O
que está em disputa são dois modelos de desenvolvimento
rural: um centrado no latifúndio, controlado pelos grandes
grupos multinacionais e baseado nas monoculturas dependentes
de insumos químicos e outro centrado nas pequenas e médias
unidades de produção agropecuária, organizado em redes de
cooperativas, agroindústrias locais, empresas nacionais,
empresas públicas estratégicas, e baseado na diversificação
produtiva e em tecnologias orgânicas e agroecológicas.
TRANSGÊNICOS
– A DISPUTA DE FUNDO
*
Frei
Sérgio Antônio Görgen
A
questão dos transgênicos está no centro dos debates nacionais há vários anos. Não
sem motivo. Soja transgênica contrabandeada da Argentina foi
clandestinamente plantada no Rio Grande do Sul. Uma Lei de
Biossegurança é longamente debatida. É importante
não perder de vista o ponto central do debate.
Não
está em debate um posicionamento primário e infantil de
contra ou a favor à liberação dos transgênicos, muito
menos limitar a continuidade das pesquisas sobre os mesmos. O
que se discute é criar
e garantir condições básicas de biossegurança –
salvaguardas de
proteção à saúde humana, ao meio ambiente e a contaminação
dos vizinhos – como condição para a liberação comercial
ou normas de uso quando aptos e liberados para uso comercial.
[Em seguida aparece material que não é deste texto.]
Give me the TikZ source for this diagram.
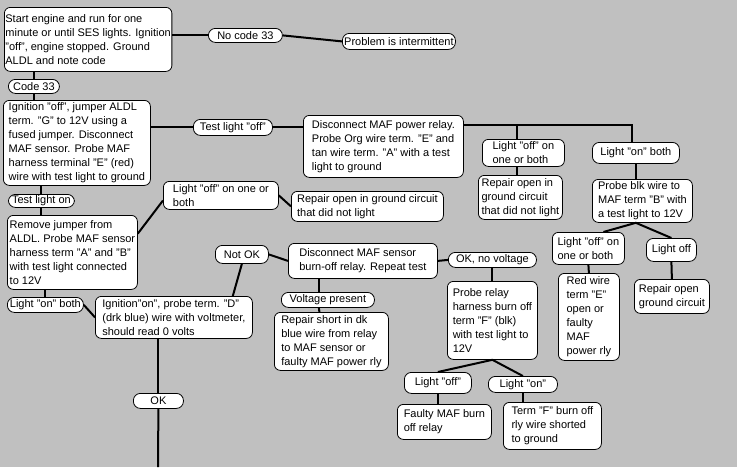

O lobby das grandes indústrias multinacionais, com o
apoio de alguns ingênuos de plantão (acompanhados de
plantonistas nada ingênuos), é para liberar sem nenhum tipo
de controle.
Para isto defendem:
-
Todos os poderes à CTNBio;
-
Nenhum teste de campo em solo nacional;
-
Anulação da funções legais da ANVISA e do IBAMA;
-
Nenhuma rotulagem;
-
Livre cobrança de royalties sem nenhum controle;
-
Porteiras abertas para as multinacionais
monopolizarem as sementes e insumos agrícolas.
Os Poderes da CTNBio
A CTNBio ( Comissão Técnica Nacional de Biossegurança)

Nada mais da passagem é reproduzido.